**What is expected:** In the entries that follow, find the word "inline" and report each line it is on.

******

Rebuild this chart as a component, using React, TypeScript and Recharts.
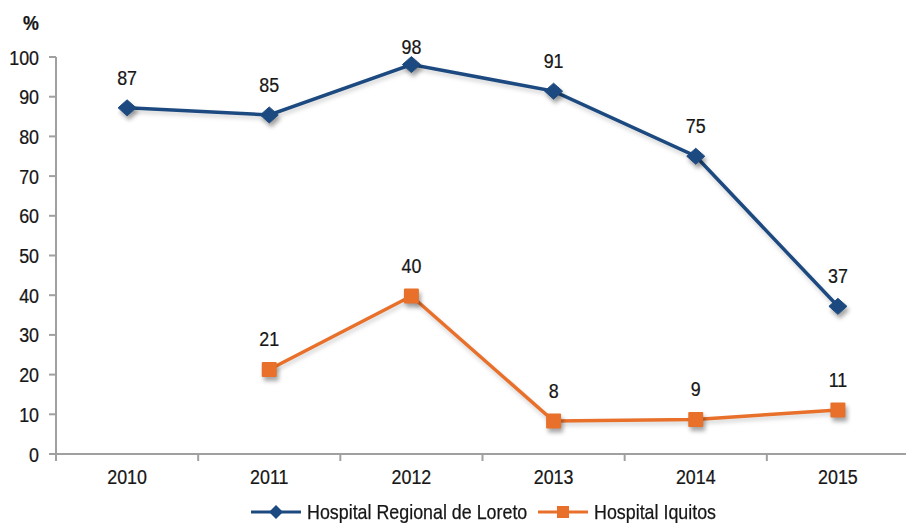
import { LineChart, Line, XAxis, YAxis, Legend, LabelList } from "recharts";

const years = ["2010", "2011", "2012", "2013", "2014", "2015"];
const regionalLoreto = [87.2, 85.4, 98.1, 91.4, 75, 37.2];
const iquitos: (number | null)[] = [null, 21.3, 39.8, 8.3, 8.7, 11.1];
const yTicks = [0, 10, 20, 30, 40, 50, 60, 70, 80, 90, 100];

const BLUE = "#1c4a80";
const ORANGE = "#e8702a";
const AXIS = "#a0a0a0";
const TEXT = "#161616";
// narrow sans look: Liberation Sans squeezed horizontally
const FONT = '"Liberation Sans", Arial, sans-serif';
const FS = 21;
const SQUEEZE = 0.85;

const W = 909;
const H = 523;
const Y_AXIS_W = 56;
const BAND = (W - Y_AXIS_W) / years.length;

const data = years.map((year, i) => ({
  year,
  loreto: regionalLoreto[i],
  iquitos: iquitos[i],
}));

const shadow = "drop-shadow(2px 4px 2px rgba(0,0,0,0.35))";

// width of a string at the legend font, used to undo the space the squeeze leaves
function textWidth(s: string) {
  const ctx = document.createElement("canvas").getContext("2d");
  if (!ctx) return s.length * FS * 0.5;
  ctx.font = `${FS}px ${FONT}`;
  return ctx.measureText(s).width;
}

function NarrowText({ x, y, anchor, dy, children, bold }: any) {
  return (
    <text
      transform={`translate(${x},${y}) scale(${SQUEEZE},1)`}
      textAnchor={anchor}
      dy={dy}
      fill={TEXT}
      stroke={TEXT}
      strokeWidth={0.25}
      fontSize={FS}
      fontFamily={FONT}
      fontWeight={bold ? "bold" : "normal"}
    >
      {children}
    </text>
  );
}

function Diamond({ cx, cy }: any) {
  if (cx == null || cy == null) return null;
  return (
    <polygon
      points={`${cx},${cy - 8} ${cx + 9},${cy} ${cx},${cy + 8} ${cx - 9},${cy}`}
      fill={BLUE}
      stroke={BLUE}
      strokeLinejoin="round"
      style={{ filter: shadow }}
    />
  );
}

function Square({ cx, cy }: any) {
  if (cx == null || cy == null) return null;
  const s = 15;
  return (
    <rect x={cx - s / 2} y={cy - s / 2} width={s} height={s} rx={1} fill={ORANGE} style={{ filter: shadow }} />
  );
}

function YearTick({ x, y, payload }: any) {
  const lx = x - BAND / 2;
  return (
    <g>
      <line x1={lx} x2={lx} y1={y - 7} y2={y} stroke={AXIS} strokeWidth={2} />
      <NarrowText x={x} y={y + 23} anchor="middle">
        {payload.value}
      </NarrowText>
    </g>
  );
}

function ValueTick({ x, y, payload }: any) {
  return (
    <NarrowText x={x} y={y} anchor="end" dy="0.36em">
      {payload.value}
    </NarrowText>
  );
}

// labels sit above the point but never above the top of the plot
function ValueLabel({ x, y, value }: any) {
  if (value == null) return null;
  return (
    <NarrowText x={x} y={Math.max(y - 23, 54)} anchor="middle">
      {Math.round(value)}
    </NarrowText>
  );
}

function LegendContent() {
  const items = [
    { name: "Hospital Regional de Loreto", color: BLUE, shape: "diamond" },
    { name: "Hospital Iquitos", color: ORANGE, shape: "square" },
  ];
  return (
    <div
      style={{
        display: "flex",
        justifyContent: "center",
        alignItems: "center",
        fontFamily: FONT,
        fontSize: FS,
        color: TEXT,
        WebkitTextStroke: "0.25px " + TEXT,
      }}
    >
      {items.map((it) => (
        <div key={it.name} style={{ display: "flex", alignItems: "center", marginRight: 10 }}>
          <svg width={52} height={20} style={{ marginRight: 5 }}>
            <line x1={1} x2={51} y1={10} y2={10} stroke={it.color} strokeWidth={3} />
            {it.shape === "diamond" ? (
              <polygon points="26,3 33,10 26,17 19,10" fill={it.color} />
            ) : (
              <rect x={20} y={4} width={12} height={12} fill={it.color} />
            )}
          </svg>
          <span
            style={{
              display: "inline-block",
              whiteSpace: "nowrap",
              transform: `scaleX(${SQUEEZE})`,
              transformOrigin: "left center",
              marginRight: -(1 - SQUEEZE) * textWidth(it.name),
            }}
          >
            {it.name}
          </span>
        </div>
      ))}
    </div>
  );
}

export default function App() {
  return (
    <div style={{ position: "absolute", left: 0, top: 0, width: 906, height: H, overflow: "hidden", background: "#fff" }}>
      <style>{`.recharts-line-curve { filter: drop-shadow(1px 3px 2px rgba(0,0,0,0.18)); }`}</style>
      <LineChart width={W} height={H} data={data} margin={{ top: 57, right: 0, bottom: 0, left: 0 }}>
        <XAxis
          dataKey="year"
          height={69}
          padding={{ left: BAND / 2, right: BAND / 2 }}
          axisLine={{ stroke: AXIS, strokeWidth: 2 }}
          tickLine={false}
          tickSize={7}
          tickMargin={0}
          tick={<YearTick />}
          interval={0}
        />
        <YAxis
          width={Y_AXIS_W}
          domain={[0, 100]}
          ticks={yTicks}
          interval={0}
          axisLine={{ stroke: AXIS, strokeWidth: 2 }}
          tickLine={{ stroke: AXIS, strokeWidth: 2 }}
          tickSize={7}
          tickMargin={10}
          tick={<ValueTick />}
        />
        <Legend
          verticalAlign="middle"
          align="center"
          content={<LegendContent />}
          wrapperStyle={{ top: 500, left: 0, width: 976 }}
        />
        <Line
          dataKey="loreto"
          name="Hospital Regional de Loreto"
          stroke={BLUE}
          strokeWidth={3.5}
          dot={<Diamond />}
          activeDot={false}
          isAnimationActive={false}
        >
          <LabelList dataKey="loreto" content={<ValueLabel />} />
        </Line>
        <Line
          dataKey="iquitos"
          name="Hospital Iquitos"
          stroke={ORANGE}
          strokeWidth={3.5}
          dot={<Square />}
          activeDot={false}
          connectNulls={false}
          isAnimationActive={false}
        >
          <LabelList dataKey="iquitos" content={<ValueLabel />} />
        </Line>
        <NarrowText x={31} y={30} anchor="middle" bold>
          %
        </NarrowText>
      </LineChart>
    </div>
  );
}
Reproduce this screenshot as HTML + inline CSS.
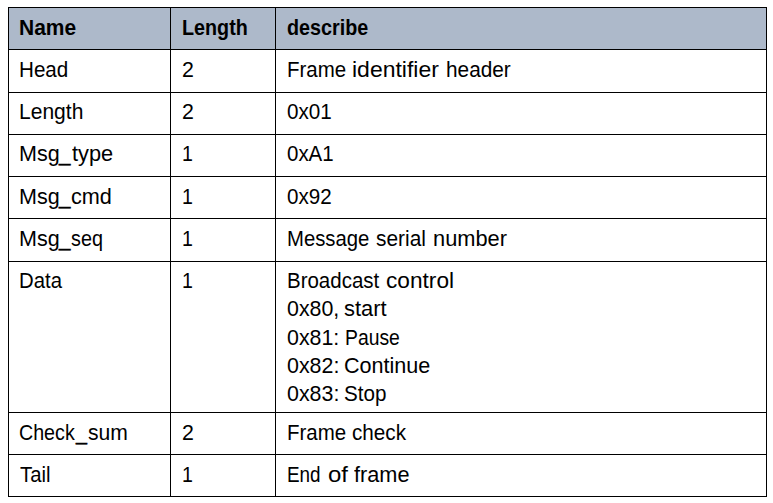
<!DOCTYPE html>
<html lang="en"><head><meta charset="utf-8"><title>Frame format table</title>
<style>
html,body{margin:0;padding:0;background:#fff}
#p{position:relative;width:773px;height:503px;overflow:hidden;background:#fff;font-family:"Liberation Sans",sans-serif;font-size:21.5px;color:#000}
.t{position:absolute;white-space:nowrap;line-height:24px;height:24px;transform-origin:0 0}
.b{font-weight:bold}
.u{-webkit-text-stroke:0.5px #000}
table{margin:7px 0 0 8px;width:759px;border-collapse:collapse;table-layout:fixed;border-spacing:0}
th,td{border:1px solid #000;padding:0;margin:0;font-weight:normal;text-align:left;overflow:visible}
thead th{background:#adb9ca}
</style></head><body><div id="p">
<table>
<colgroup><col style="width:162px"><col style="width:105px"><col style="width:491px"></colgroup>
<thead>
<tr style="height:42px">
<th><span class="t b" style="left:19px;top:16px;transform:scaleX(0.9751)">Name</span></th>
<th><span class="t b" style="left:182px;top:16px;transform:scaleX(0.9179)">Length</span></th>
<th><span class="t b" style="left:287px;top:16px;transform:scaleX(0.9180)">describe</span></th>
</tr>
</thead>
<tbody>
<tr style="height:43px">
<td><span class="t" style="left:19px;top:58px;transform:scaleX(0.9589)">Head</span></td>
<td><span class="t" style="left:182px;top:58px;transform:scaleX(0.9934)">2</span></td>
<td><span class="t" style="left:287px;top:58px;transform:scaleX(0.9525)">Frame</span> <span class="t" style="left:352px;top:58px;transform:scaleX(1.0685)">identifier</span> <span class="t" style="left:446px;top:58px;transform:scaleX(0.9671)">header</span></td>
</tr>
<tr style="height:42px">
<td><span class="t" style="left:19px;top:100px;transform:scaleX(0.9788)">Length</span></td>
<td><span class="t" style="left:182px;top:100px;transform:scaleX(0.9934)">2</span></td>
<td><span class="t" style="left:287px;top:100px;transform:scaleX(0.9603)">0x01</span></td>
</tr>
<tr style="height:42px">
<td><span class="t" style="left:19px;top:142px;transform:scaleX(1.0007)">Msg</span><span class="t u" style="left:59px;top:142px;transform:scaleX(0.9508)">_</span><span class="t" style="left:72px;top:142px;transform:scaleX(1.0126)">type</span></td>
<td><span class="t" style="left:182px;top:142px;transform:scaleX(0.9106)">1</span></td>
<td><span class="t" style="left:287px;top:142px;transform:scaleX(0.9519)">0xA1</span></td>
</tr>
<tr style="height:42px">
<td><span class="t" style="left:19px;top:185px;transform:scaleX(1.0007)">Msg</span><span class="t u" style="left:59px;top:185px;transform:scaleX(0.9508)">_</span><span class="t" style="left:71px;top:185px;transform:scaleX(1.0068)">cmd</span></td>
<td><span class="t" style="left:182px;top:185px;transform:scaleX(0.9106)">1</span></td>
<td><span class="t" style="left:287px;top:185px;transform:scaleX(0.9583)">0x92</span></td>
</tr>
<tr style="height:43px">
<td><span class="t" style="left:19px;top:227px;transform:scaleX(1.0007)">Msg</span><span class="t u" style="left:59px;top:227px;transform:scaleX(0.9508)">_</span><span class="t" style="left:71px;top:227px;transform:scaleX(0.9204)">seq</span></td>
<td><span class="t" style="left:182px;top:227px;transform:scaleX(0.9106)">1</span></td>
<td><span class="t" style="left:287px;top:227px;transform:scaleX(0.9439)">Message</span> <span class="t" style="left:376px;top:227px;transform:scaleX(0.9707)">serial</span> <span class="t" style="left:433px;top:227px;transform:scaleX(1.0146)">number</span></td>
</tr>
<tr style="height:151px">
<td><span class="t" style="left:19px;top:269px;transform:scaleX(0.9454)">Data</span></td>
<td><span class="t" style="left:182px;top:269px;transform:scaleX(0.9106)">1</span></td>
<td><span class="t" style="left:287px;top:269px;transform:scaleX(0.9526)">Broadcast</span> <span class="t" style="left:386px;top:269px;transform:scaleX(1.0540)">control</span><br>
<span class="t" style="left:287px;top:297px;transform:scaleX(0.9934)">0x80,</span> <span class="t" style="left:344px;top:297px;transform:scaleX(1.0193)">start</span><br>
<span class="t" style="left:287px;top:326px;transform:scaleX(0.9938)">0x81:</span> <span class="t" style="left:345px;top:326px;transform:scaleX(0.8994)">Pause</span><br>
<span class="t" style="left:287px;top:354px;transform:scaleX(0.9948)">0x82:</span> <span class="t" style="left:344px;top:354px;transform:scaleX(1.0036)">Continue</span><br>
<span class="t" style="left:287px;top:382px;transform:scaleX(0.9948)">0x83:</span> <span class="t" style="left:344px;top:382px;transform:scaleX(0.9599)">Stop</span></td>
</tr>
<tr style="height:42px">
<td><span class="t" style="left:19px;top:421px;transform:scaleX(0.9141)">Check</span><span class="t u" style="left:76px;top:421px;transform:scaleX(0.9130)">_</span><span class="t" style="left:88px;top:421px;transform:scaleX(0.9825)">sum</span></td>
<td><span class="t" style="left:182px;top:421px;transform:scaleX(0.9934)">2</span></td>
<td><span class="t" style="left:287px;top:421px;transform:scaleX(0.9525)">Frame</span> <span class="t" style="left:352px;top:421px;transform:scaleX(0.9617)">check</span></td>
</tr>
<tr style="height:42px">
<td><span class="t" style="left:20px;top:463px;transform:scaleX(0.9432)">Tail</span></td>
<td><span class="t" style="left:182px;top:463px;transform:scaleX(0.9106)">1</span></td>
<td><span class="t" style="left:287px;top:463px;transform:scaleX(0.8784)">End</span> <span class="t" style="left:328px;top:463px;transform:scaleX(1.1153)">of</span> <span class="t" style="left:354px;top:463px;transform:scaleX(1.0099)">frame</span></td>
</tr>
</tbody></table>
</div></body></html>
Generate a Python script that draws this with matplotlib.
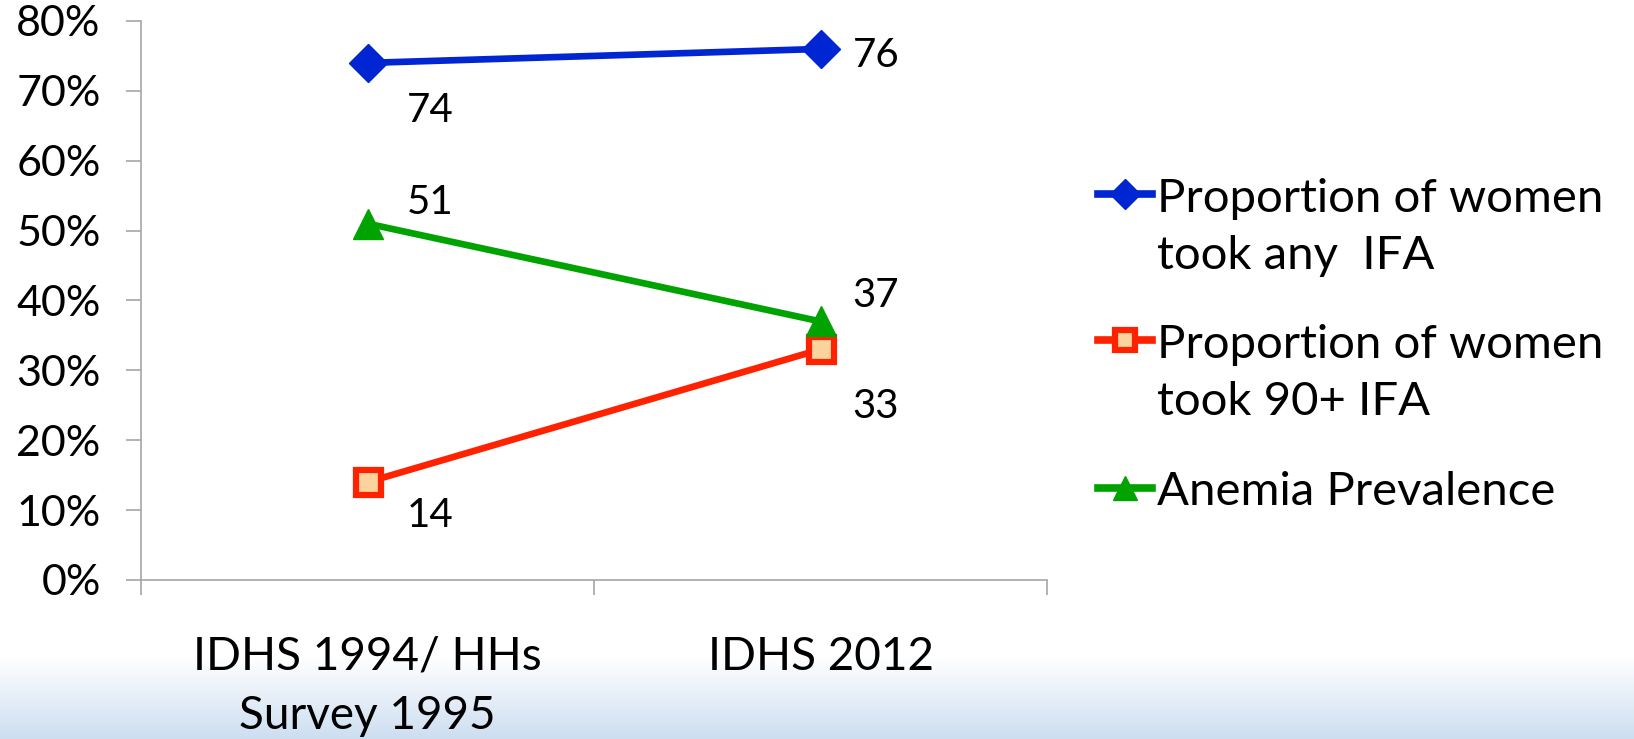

******

**Full output:**
              display: "inline-block",
Reproduce this screenshot as HTML + inline CSS.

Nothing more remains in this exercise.